Constrangimento ilegal
Há também, na visão de Antonioli, a situação em que o autor manipula a vítima mediante violência ou grave ameaça – podendo, nesse caso, ocorrer a configuração dos crimes de constrangimento ilegal ou extorsão, consoante o descrito nos artigos 146 e 158 do Código Penal, respectivamente.
“Se o autor constrange a vítima, mediante grave ameaça, por exemplo, obrigando-a a entregar o celular para que ele tenha acesso às mensagens e informações armazenadas no aparelho, temos o crime de constrangimento ilegal”, exemplificou. “Se o autor vai além, obrigando a vítima a realizar uma transferência de recursos em seu benefício, aí temos caracterizada a extorsão.”
Estelionato
O advogado cita, ainda, a possibilidade de abrigo do conceito de “gaslighting” sob o crime de estelionato – artigo 171 do Código Penal –, que sucede quando o autor manipula a vítima para auferir algum ganho para si.
“Enquadra-se como estelionato, por exemplo, uma situação em que um homem engana uma mulher, com a qual estabeleceu um relacionamento, para conseguir usar o cartão de crédito dela ou transferir algum bem da vítima para o nome do autor”, enfatizou Antonioli.
“Gaslighting” não é doença
Diferentemente do que muitas pessoas pensam em um primeiro momento, “gaslighting” não é uma doença, embora, em dadas ocasiões, possa levar ao desenvolvimento de moléstias como a depressão. O motivo é que o “gaslighting”, constituindo-se como uma forma de abuso emocional, pode enfraquecer a autoestima da vítima, provocando sentimentos de insegurança, tristeza e abandono.
Como combater o “gaslighting”?
O primeiro passo é reconhecer os sinais de “gaslighting”. Quem se sente constantemente confuso e inseguro, com dificuldades para tomar decisões e questionando a própria lucidez e sanidade mental, deve pensar melhor sobre a questão.
É preciso, ainda, manter a confiança, com a cabeça erguida. Claro que enfrentar o “gaslighting” não é fácil, mas a vítima deve se lembrar das pessoas com quem pode contar nesse momento difícil, com a certeza de que não é responsável ou culpada pelas atitudes do manipulador.
Os sinais do “gaslighting”
O “gaslighting” se manifesta de várias maneiras. Algumas delas são:
. Negação: o manipulador sustenta jamais ter dito ou feito algo, mesmo que a vítima saiba e tenha provas do contrário.

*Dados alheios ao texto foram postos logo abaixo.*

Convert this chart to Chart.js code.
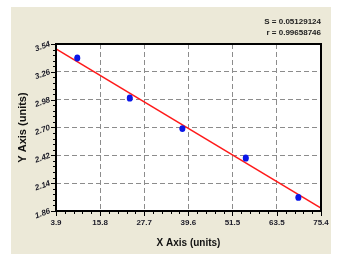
<!DOCTYPE html>
<html>
<head>
<meta charset="utf-8">
<script src="https://cdn.jsdelivr.net/npm/chart.js@4"></script>
<style>
  html, body { margin: 0; padding: 0; background: #fff; }
  #wrap { position: absolute; left: 11px; top: 7px; width: 320px; height: 247px; background: #ece9d8; }
</style>
</head>
<body>
<div id="wrap"><canvas id="fitChart" width="320" height="247"></canvas></div>
<script>
// measured points (two replicates per x)
const xValues = [9.65, 23.8, 38.0, 55.1, 69.3];
const yRep1 = [3.405, 3.002, 2.694, 2.398, 2.002];
const yRep2 = [3.393, 2.990, 2.684, 2.386, 1.992];

// fitted line end points
const fitX = [3.9, 75.4];
const fitY = [3.49, 1.89];

const xTicks = [3.9, 15.8, 27.7, 39.6, 51.5, 63.5, 75.4];
const yTicks = [1.86, 2.14, 2.42, 2.70, 2.98, 3.26, 3.54];
const statLines = ["S = 0.05129124", "r = 0.99658746"];

const pointData = xValues.map((x, i) => ({ x: x, y: yRep1[i] }))
  .concat(xValues.map((x, i) => ({ x: x, y: yRep2[i] })));
const lineData = fitX.map((x, i) => ({ x: x, y: fitY[i] }));

// frame + outward tick marks (major and 4 minor per interval)
const axisFrame = {
  id: "axisFrame",
  afterDraw(chart) {
    const { ctx, chartArea: a, scales: { x, y } } = chart;
    ctx.save();
    ctx.strokeStyle = "#000";
    ctx.lineWidth = 1;
    ctx.beginPath();
    for (let i = 0; i < xTicks.length; i++) {
      const px = Math.round(x.getPixelForValue(xTicks[i])) + 0.5;
      ctx.moveTo(px, a.bottom); ctx.lineTo(px, a.bottom + 5);
      if (i < xTicks.length - 1) {
        for (let k = 1; k < 5; k++) {
          const v = xTicks[i] + (xTicks[i + 1] - xTicks[i]) * k / 5;
          const mx = Math.round(x.getPixelForValue(v)) + 0.5;
          ctx.moveTo(mx, a.bottom); ctx.lineTo(mx, a.bottom + 3);
        }
      }
    }
    for (let i = 0; i < yTicks.length; i++) {
      const py = Math.round(y.getPixelForValue(yTicks[i])) + 0.5;
      ctx.moveTo(a.left, py); ctx.lineTo(a.left - 5, py);
      if (i < yTicks.length - 1) {
        for (let k = 1; k < 5; k++) {
          const v = yTicks[i] + (yTicks[i + 1] - yTicks[i]) * k / 5;
          const my = Math.round(y.getPixelForValue(v)) + 0.5;
          ctx.moveTo(a.left, my); ctx.lineTo(a.left - 3, my);
        }
      }
    }
    ctx.stroke();
    ctx.lineWidth = 2;
    ctx.strokeRect(a.left, a.top, a.right - a.left, a.bottom - a.top);
    ctx.restore();
  }
};

const plotBg = {
  id: "plotBg",
  beforeDraw(chart) {
    const { ctx, chartArea: a } = chart;
    ctx.save();
    ctx.fillStyle = "#fff";
    ctx.fillRect(a.left, a.top, a.right - a.left, a.bottom - a.top);
    ctx.restore();
  }
};

const gridColor = (ctx) => (ctx.index === 0 || ctx.index === 6) ? "rgba(0,0,0,0)" : "#8c8c8c";

const config = {
  type: "scatter",
  data: {
    datasets: [
      {
        data: pointData,
        backgroundColor: "#0b16e8",
        borderWidth: 0,
        pointRadius: 2.9,
        order: 1,
      },
      {
        type: "line",
        data: lineData,
        borderColor: "#ff1a1a",
        borderWidth: 1.5,
        pointRadius: 0,
        fill: false,
        order: 2,
      },
    ],
  },
  options: {
    responsive: false,
    animation: false,
    layout: { padding: { left: 0, right: 10, top: 0, bottom: 0 } },
    scales: {
      x: {
        type: "linear",
        min: 3.9,
        max: 75.4,
        afterBuildTicks: (s) => { s.ticks = xTicks.map((v) => ({ value: v })); },
        afterFit: (s) => { s.height = 43; s.paddingLeft = 0; s.paddingRight = 0; },
        grid: { color: gridColor, lineWidth: 1, drawTicks: false },
        border: { display: false, dash: [5, 3] },
        ticks: {
          padding: 7,
          maxRotation: 0,
          autoSkip: false,
          color: "#1c1c28",
          font: { family: "Liberation Sans", size: 8, weight: "bold" },
          callback: (v) => Number(v).toFixed(1),
        },
        title: {
          display: true,
          text: "X Axis (units)",
          color: "#111",
          font: { family: "Liberation Sans", size: 10, weight: "bold" },
          padding: { top: 0, bottom: 5 },
        },
      },
      y: {
        type: "linear",
        min: 1.86,
        max: 3.54,
        afterBuildTicks: (s) => { s.ticks = yTicks.map((v) => ({ value: v })); },
        afterFit: (s) => { s.width = 45; s.paddingTop = 0; s.paddingBottom = 0; },
        grid: { color: gridColor, lineWidth: 1, drawTicks: false },
        border: { display: false, dash: [5, 3] },
        ticks: {
          padding: 6,
          minRotation: 20,
          maxRotation: 20,
          autoSkip: false,
          color: "#1c1c28",
          font: { family: "Liberation Sans", size: 8, weight: "bold", style: "italic" },
          callback: (v) => Number(v).toFixed(2),
        },
        title: {
          display: true,
          text: "Y Axis (units)",
          color: "#111",
          font: { family: "Liberation Sans", size: 11, weight: "bold" },
          padding: { top: 5, bottom: 0 },
        },
      },
    },
    plugins: {
      legend: { display: false },
      tooltip: { enabled: false },
      title: {
        display: true,
        text: statLines,
        align: "end",
        color: "#222",
        font: { family: "Liberation Sans", size: 8, weight: "bold", lineHeight: 1.375 },
        padding: { top: 9, bottom: 6 },
      },
    },
  },
  plugins: [plotBg, axisFrame],
};

const ctx = document.getElementById("fitChart").getContext("2d");
const fitChart = new Chart(ctx, config);
</script>
</body>
</html>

. Menosprezo: o manipulador menospreza os sentimentos, pensamentos e falas da vítima.
. Isolamento: o manipulador dificulta o convívio da vítima com outras pessoas que poderiam ajudá-la a repor a verdade dos fatos.
. Ataque em grupo: o manipulador tenta convencer outras pessoas a duvidar da vítima, repetindo as mesmas estratégias de mentiras e distorções.